[Talk-us] Admin borders in the US

stevea steveaOSM at softworkers.com
Sun Nov 3 21:35:21 UTC 2013


>On 11/3/13 12:17 PM, Martijn van Exel wrote:
>>  Administrative boundaries are generally not verifiable by ground
>>  surveying, and are not straightforward to edit. This causes
>>  information rot. What good is administrative boundary information that
>>  are not trustworthy? Moreover, they are freely[1] and easily available
>>  from an authoritative source.
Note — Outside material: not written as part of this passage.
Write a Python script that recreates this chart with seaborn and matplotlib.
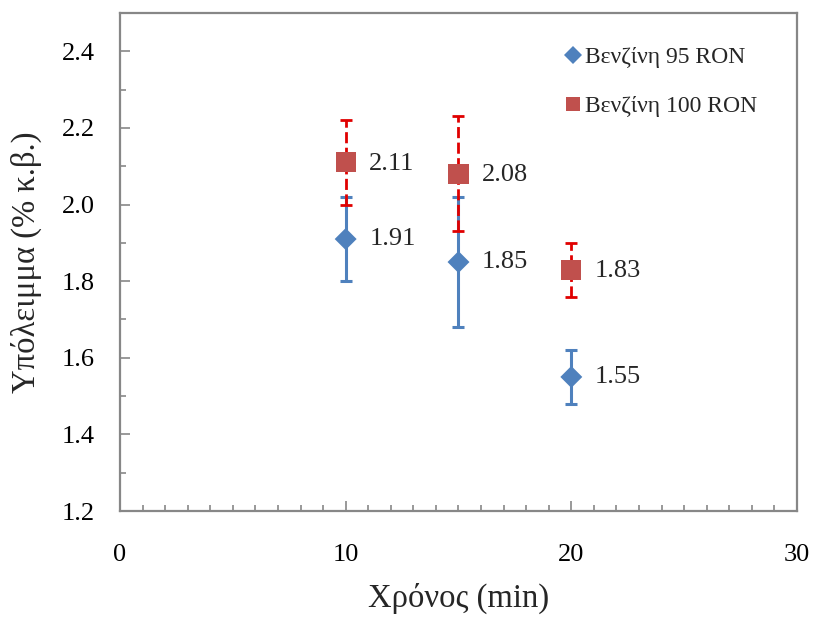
import matplotlib
matplotlib.use("Agg")
import matplotlib.pyplot as plt
from matplotlib.ticker import MultipleLocator
import seaborn as sns
import pandas as pd

# Measurements
time_min = [10, 15, 20]
ron95 = [1.91, 1.85, 1.55]
ron95_err = [0.11, 0.17, 0.07]
ron100 = [2.11, 2.08, 1.83]
ron100_err = [0.11, 0.15, 0.07]
labels = ["Βενζίνη 95 RON", "Βενζίνη 100 RON"]
yticks = [1.2, 1.4, 1.6, 1.8, 2.0, 2.2, 2.4]
xticks = [0, 10, 20, 30]

df = pd.DataFrame({
    "t": time_min * 2,
    "y": ron95 + ron100,
    "fuel": [labels[0]] * 3 + [labels[1]] * 3,
})

sns.set_style("white")
plt.rcParams["font.family"] = ["Liberation Serif", "DejaVu Serif"]

fig = plt.figure(figsize=(8.13, 6.21), dpi=100)
ax = fig.add_axes([0.1476, 0.1771, 0.8327, 0.8019])

blue = "#4F81BD"
red = "#C0504D"
gray = "#878787"

# error bars
ax.errorbar(time_min, ron95, yerr=ron95_err, fmt="none", ecolor=blue,
            elinewidth=2.2, capsize=4.5, capthick=2.2, zorder=2)
eb = ax.errorbar(time_min, ron100, yerr=ron100_err, fmt="none", ecolor="#E00000",
                 elinewidth=2, capsize=4.5, capthick=2, zorder=2)
eb[2][0].set_linestyle((0, (4, 1.6)))
for cap in eb[1]:
    cap.set_color("#E00000")

sns.scatterplot(data=df, x="t", y="y", hue="fuel", style="fuel", size="fuel",
                palette=[blue, red], markers=["D", "s"],
                sizes={labels[0]: 125, labels[1]: 210},
                linewidth=0, ax=ax, zorder=3, legend=True)

for x, v in zip(time_min, ron95):
    ax.annotate(f"{v:.2f}", (x, v), xytext=(17, 0), textcoords="offset points",
                va="center", ha="left", fontsize=19)
for x, v in zip(time_min, ron100):
    ax.annotate(f"{v:.2f}", (x, v), xytext=(17, -1), textcoords="offset points",
                va="center", ha="left", fontsize=19)

ax.set_xlim(0, 30)
ax.set_ylim(1.2, 2.5)
ax.set_xticks(xticks)
ax.set_xticklabels([str(v) for v in xticks])
ax.set_yticks(yticks)
ax.set_yticklabels([f"{v:.1f}" for v in yticks])
ax.xaxis.set_minor_locator(MultipleLocator(1))
ax.yaxis.set_minor_locator(MultipleLocator(0.1))
ax.tick_params(axis="both", which="major", direction="in", length=7, width=1.2,
               color=gray, labelsize=19, labelcolor="black")
ax.tick_params(axis="both", which="minor", direction="in", length=4, width=1.2,
               color=gray)
ax.tick_params(axis="x", which="major", pad=24)
ax.tick_params(axis="y", which="major", pad=18)
ax.tick_params(axis="y", which="both", left=True)
ax.tick_params(axis="x", which="both", bottom=True)

for sp in ax.spines.values():
    sp.set_color(gray)
    sp.set_linewidth(1.6)

ax.set_xlabel("Χρόνος (min)", fontsize=23.5, labelpad=12)
ax.set_ylabel("Υπόλειμμα (% κ.β.)", fontsize=23.5, labelpad=14)

leg = ax.legend(loc="upper left", bbox_to_anchor=(0.652, 0.933), frameon=False,
                fontsize=17, handletextpad=0.0, handlelength=1.0,
                labelspacing=1.16, markerscale=0.68, borderpad=0,
                borderaxespad=0)
# slightly larger diamond key
h = leg.legend_handles[0]
if hasattr(h, "set_markersize"):
    h.set_markersize(h.get_markersize() * 1.2)
elif hasattr(h, "set_sizes"):
    h.set_sizes([s * 1.44 for s in h.get_sizes()])

fig.savefig("out.png", dpi=100)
For all these reasons combined, I would
>>  favor them not being in OSM at all.
>>
>on the other hand, people expect to see at least some of these
>boundaries in a map, and apps like Nominatum and various
>GPS apps (OsmAnd being one) use them.
>
>i understand your point of view, but removing them will be
>very disruptive to a bunch of important data consumers.
>
>what i favor is going to a multi layer approach where some
>layers of OSM are ground verifiable things and others may
>not be. a consumer could choose to use some layers, and
>the admin boundaries (which are a real problem) can be
>moved and we can consider how to approach them differently
>because what we're doing now isn't working real well.

A wonderful and broad topic.  Richard's multi layer approach is 
laudable.  A balance with legacy and syntax is to not be brittle and 
strict so as to strangle the future.  Sure, you can do so and rewrite 
in the future, either that or think ahead.  We use superrelations to 
describe semantic behavior (states and nations).  Tags and "how it 
might make sense to consume these data" are often wildly different, 
when you get right to it.  Political boundaries can be as fluid as 
flooded roads.  I believe OSM wants a modicum of political and 
boundary data, whether parks, open space, wilderness, forest, city 
limit, neighborhood, etc.  Data overlap like that is one thing that 
makes OSM so useful.  It now sings beautiful choruses, has a few sour 
notes here and there, and everything in between.  It tunes up here 
and now (and in a likeable way, if I say so myself).

See, teasing out "how the data are used" and "what the data are" 
(are, AND will be) truly are relevant.

CDPs are a wide weird animal.  We could go on and on.  In some cases 
they are better than nothing, in others they are noise and in still 
others they are better off left out or never entered.  This is an 
educated guess, but it seems when uploaded OSM data meet criteria of 
Basic Quality, they stay uploaded.  Maybe (we hope) they get updated 
with a new census or new TIGER or even new hydro data (OK hydro is 
much less a political animal being more landuse or natural), 
depending on the active local community of people saying "good enough 
for here."  Or, "we intend to update if and when we get better and/or 
newer data."  That's real, and a good sign in an OSM community when 
true.  Often, (and another good sign, as it shows intention of 
priority) there is a list of what's next and dream topics, and how 
"those" get started.  It's a conversation.

Let's identify (prioritize) problem areas, problem specifics, common 
tagging errors in the syntax that can be harmonized and maybe better 
ways to determine date of (original, imported, if they were) data 
published.  A much harder metric to start wanting to assign (but it 
could be proposed) is a quality or trust scale.  This might vary 
based on the consuming applications specific appetite (geocoding, 
neighborhood, quarter, suburb, town, village, hamlet, 
isolated_dwelling, whatever).  This way, data consumers have a hook 
to poll data selectively in a newer different way that should help 
their results.  OSM already IS multi layer in a few senses, might we 
sharpen up the focus of how we rate or trust data?  Like inventing a 
small tag syntax that largely captures good ways to describe (and 
hook) the now data, legacy consumers and the future?  A terrific 
solution, and it seems a worthy yet difficult thing to do (achieving 
agreement from wide asking, designing the language tags can be easy 
or difficult...).

This is especially useful as a large, wide goal is only over a longer 
term.  If I know I should tweak a legacy algorithm today like this, I 
would:  "reject CDPs from New York State."  But you need to know to 
do that.  How?  A serious power in OSM is its free-form tagging 
(language writing ability).  Data consumers who make sense out of 
many layers here, win.  Tag appropriately.  (And it goes without 
saying, upload appropriately).  Designing little tag languages of 
wide and harmonious consensus?  Which benefit data consumers and stay 
flexible for a future?  Ah.

Then again, there is nothing like a wonderful future where "many 
agree, OSM is awesome" is largely true.  We take steps, we build 
bridges, we get there.  (There may also be few, no or bad patterns to 
discern that well-crafted tag linguistics can help, though I hold out 
hope).

We keep meeting in the middle:  I like it!  Good conversation.